As they are going to be seeking funding and meeting with lots of people, I explained to them how important an “elevator speech” would be to them. They quickly saw the need of having an “elevator speech” in their back pocket and will work on one. They are very computer savvy and I gave them some ideas on how to use Airbnb Experiences or possibly GoFundMe as ways to possibly increase their outreach.
Sara and Houria explained to me that they’ve had trouble getting responses from government officials who will be instrumental in the development of their cooperative. We brainstormed ways to address this. I thought they came up with a super idea. They are going to have an open house this summer and invite people from the local government, NGOs, professors from the University Mohammed VO Polytechnic who already promote or grow quinoa to attend. Both Sara and Houria feel that there will be lots of excitement for the open house and people will be anxious to participate!
But wait…there’s more! In addition to visiting these cooperatives, I was so fortunate to participate in the celebration of International Day of Argania. What a fabulous celebration! The argan tree is native to Morocco.
Argan oil is hailed as the “liquid gold” of Morocco and is used in health care products and cooking.

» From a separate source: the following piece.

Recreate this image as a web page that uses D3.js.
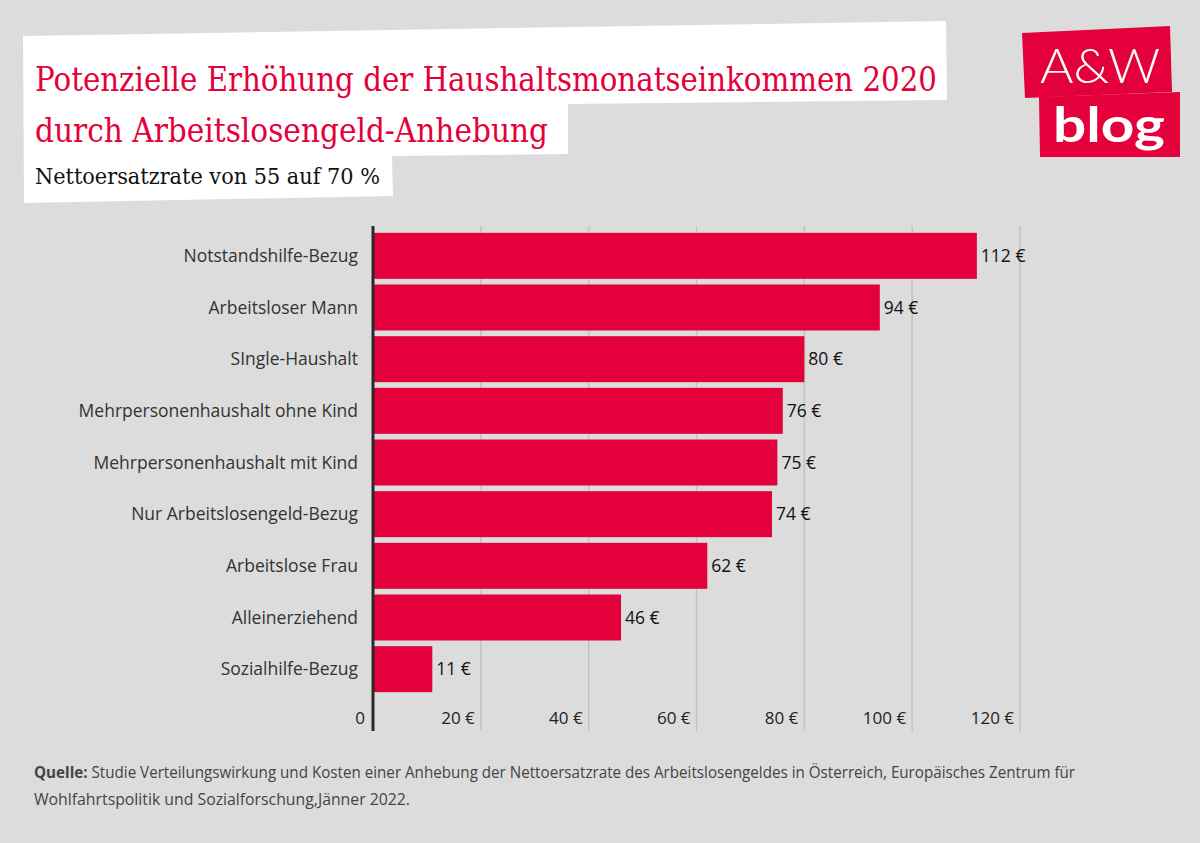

Celebrating the International Day of Argania was total fun! Not only did I get to watch the women make argan oil, I got to help!
My time in Morocco with the Farmer-to-Farmer program is very special to me. I love the people of Morocco, the food of Morocco and the culture of Morocco. People here are so warm and hospitable. I have made new friends and hope someday to return. I guess you could say that I left my heart in Morocco!